Minimal Difference in Average Rating

Along with the massive increase in the total number of reviews, the study also showed that the average score drop from allowing everyone into the process was minimal at best. The average score in their study went from 4.66 to 4.59 from allowing those 68% more reviews. Well worth it for all of those extra reviews.

Please Review UsMore Reviews Makes You More Relevant for More Services

Google uses words in reviews to learn more about your business. Since we have already removed the worry of how the score would drop from asking everyone, consider yet another advantage of that 68% increase in reviews from asking everyone.  Though Google offers business categories, people search more and more for very specific services. Business and service descriptions can help with this, but you see more and more reviews highlighted in the search results to show that Google uses them to find relevance. For example, a recent search for “best espresso martini” near me turned up several local businesses where reviewers had commented about enjoying the espresso martini. So ask everyone for reviews and ask them to be specific.  It can be the key to you popping up for many of these specific searches.
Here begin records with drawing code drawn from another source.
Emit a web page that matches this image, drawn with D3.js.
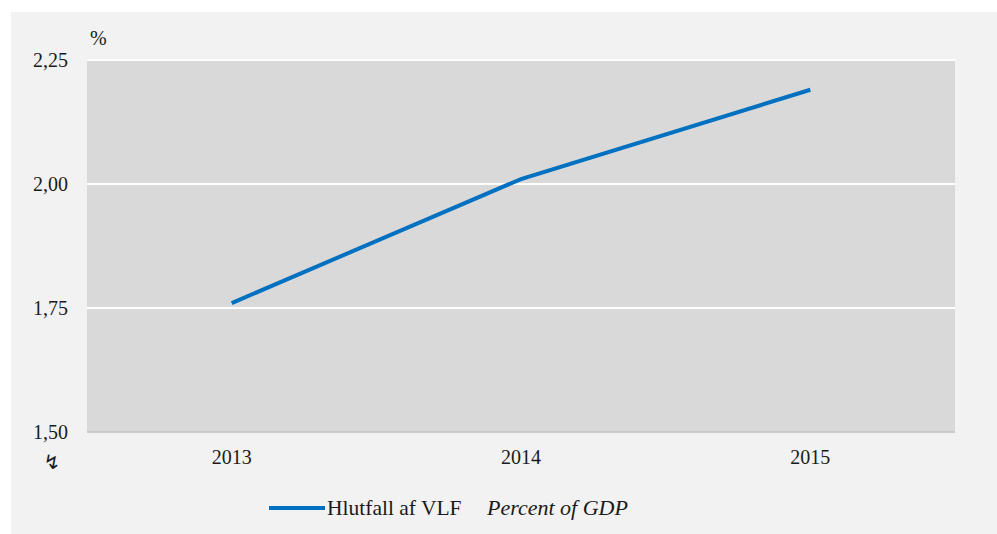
<!DOCTYPE html>
<html>
<head>
<meta charset="utf-8">
<script src="https://cdn.jsdelivr.net/npm/d3@7"></script>
<style>
  body { margin: 0; background: #ffffff; }
  text { font-family: "Liberation Serif", "Times New Roman", serif; fill: #1a1a1a; }
</style>
</head>
<body>
<div id="chart"></div>
<script>
// chart data
var years = ["2013", "2014", "2015"];
var ratio = [1.76, 2.01, 2.19];
var yTicks = [1.50, 1.75, 2.00, 2.25];
var seriesName = "Hlutfall af VLF";
var seriesNameEn = "Percent of GDP";

var svgWidth = 997;
var svgHeight = 534;

var chartMargin = { top: 60, right: 42, bottom: 102, left: 87 };
var chartWidth = svgWidth - chartMargin.left - chartMargin.right;
var chartHeight = svgHeight - chartMargin.top - chartMargin.bottom;

var svg = d3.select("#chart")
    .append("svg")
    .attr("width", svgWidth)
    .attr("height", svgHeight);

// outer frame
svg.append("rect")
    .attr("x", 11).attr("y", 12)
    .attr("width", svgWidth - 11).attr("height", svgHeight - 12)
    .attr("fill", "#f2f2f2");

var chartGroup = svg.append("g")
    .attr("transform", `translate(${chartMargin.left}, ${chartMargin.top})`);

var x = d3.scaleBand().domain(years).range([0, chartWidth]);
var y = d3.scaleLinear().domain([1.5, 2.25]).range([chartHeight, 0]);

// plot background
chartGroup.append("rect")
    .attr("width", chartWidth)
    .attr("height", chartHeight)
    .attr("fill", "#d9d9d9");

// gridlines
chartGroup.selectAll(".grid")
    .data(yTicks.slice(1))
    .enter().append("line")
    .attr("x1", 0).attr("x2", chartWidth)
    .attr("y1", d => y(d)).attr("y2", d => y(d))
    .attr("stroke", "#ffffff")
    .attr("stroke-width", 2);

// x axis baseline
chartGroup.append("line")
    .attr("x1", 0).attr("x2", chartWidth)
    .attr("y1", chartHeight).attr("y2", chartHeight)
    .attr("stroke", "#bfbfbf")
    .attr("stroke-width", 1.5);

var fmt = d => d.toFixed(2).replace(".", ",");

// y axis labels
chartGroup.selectAll(".ylab")
    .data(yTicks)
    .enter().append("text")
    .attr("x", -19)
    .attr("y", d => y(d))
    .attr("dy", "0.35em")
    .attr("text-anchor", "end")
    .style("font-size", "20px")
    .text(fmt);

// x axis labels
chartGroup.selectAll(".xlab")
    .data(years)
    .enter().append("text")
    .attr("x", d => x(d) + x.bandwidth() / 2)
    .attr("y", chartHeight + 32)
    .attr("text-anchor", "middle")
    .style("font-size", "20px")
    .text(d => d);

// unit label
svg.append("text")
    .attr("x", 90).attr("y", 45)
    .style("font-size", "20px")
    .text("%");

// broken axis mark
svg.append("text")
    .attr("x", 52).attr("y", 469)
    .attr("text-anchor", "middle")
    .style("font-family", "DejaVu Sans")
    .style("font-size", "20px")
    .text("\u21AF");

// line
var valueline = d3.line()
    .x((d, i) => x(years[i]) + x.bandwidth() / 2)
    .y(d => y(d));

chartGroup.append("path")
    .datum(ratio)
    .attr("d", valueline)
    .attr("fill", "none")
    .attr("stroke", "#0070c0")
    .attr("stroke-width", 4);

// legend
var legend = svg.append("g").attr("transform", "translate(269, 508)");
legend.append("line")
    .attr("x1", 0).attr("x2", 56)
    .attr("stroke", "#0070c0")
    .attr("stroke-width", 4);
legend.append("text")
    .attr("x", 58).attr("y", 7)
    .style("font-size", "21.5px")
    .text(seriesName);
legend.append("text")
    .attr("x", 218).attr("y", 7)
    .style("font-size", "22px")
    .style("font-style", "italic")
    .text(seriesNameEn);
</script>
</body>
</html>
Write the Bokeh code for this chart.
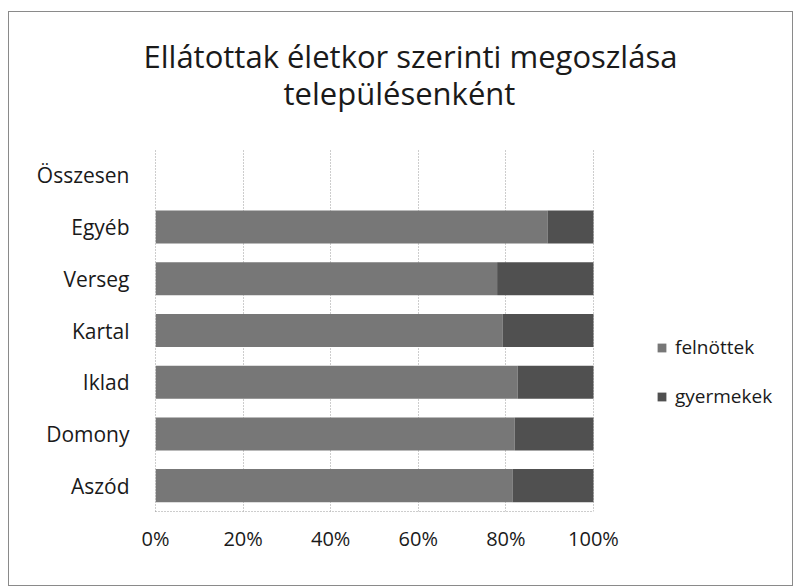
from bokeh.plotting import figure
from bokeh.models import (ColumnDataSource, FactorRange, Range1d, FixedTicker,
                          PrintfTickFormatter, Legend, LegendItem, Title)
from bokeh.embed import file_html
from bokeh.resources import INLINE

categories = ["Aszód", "Domony", "Iklad", "Kartal", "Verseg", "Egyéb", "Összesen"]
felnottek = [81.5, 82.0, 82.7, 79.3, 78.0, 89.5, 0]
gyermekek = [18.5, 18.0, 17.3, 20.7, 22.0, 10.5, 0]
x_ticks = [0, 20, 40, 60, 80, 100]
title_lines = ["Ellátottak életkor szerinti megoszlása", "településenként"]

src = ColumnDataSource(dict(cat=categories, felnottek=felnottek, gyermekek=gyermekek))

FONT = "Open Sans"
p = figure(width=785, height=575, output_backend="svg", toolbar_location=None,
           y_range=FactorRange(factors=categories, range_padding=0),
           x_range=Range1d(0, 145.9),
           min_border_left=146, min_border_right=0, min_border_top=137,
           min_border_bottom=76)
p.styles = {"border": "1px solid #8a8a8a", "margin-left": "8px", "margin-top": "11px"}
p.outline_line_color = None
p.title = None

# second line first: it sits nearest the plot area
p.add_layout(Title(text=title_lines[1], align="left", offset=128, standoff=71,
                   text_font=FONT, text_font_size="31px", text_font_style="normal",
                   text_color="#1a1a1a"), "above")
p.add_layout(Title(text=title_lines[0], align="left", offset=-12, standoff=-84,
                   text_font=FONT, text_font_size="31px", text_font_style="normal",
                   text_color="#1a1a1a"), "above")

rs = p.hbar_stack(["felnottek", "gyermekek"], y="cat", height=0.64,
                  color=["#777777", "#505050"], line_color=None, source=src)

legend = Legend(items=[LegendItem(label="felnöttek", renderers=[rs[0]]),
                       LegendItem(label="gyermekek", renderers=[rs[1]])],
                location=(501, 102), orientation="vertical",
                border_line_color=None, background_fill_alpha=0,
                glyph_width=11, glyph_height=11, label_height=20,
                label_text_font=FONT, label_text_font_size="19px",
                label_text_color="#1a1a1a",
                spacing=23, label_standoff=8, padding=0, margin=0)
p.add_layout(legend, "center")

p.xaxis.ticker = FixedTicker(ticks=x_ticks)
p.xaxis.formatter = PrintfTickFormatter(format="%d%%")
p.xaxis.bounds = (0, 100)
p.xgrid.ticker = FixedTicker(ticks=x_ticks)
p.xgrid.grid_line_color = "#9a9a9a"
p.xgrid.grid_line_dash = "1 2"
p.ygrid.grid_line_color = None

for ax in (p.xaxis, p.yaxis):
    ax.major_tick_line_color = None
    ax.minor_tick_line_color = None
    ax.axis_line_color = "#9a9a9a"
    ax.axis_line_dash = "1 2"
    ax.major_label_text_font = FONT
    ax.major_label_text_color = "#1a1a1a"

p.xaxis.major_label_text_font_size = "20px"
p.xaxis.major_label_standoff = 7
p.yaxis.major_label_text_font_size = "21px"
p.yaxis.major_label_standoff = 20

open("out.html", "w").write(file_html(p, INLINE))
Negative Reviews are Scary

We are all afraid of those negative reviews, but in reality if we keep asking for reviews, the negatives will be buried in positives. As Google and users get better at understanding fake reviews, a perfect 5.0 review score starts looking untrustworthy and fake.  As long as you respond appropriately to negatives, that crazy person will be seen for what they are by searchers, and if you make amends for a mistake, sometimes that will be enough to turn someone around. There is value in how people see you responding to negatives. Handling a less than 5-star review can actually be a great opportunity to show your skills at customer services.  Embrace them when they come and know that if you keep asking, that review will be buried by positives soon anyway.

Just Keep Asking Everyone

So stop worrying about that one negative review and keep asking everyone. It will not only keep you out of trouble with Google, it will get you more reviews with a minimal drop in your overall review score.  Stay positive. Typically the really upset people will go out and find you anyway, so it is better to keep getting ammunition on the positive side to balance it out.  Just keep doing a great job and asking for reviews.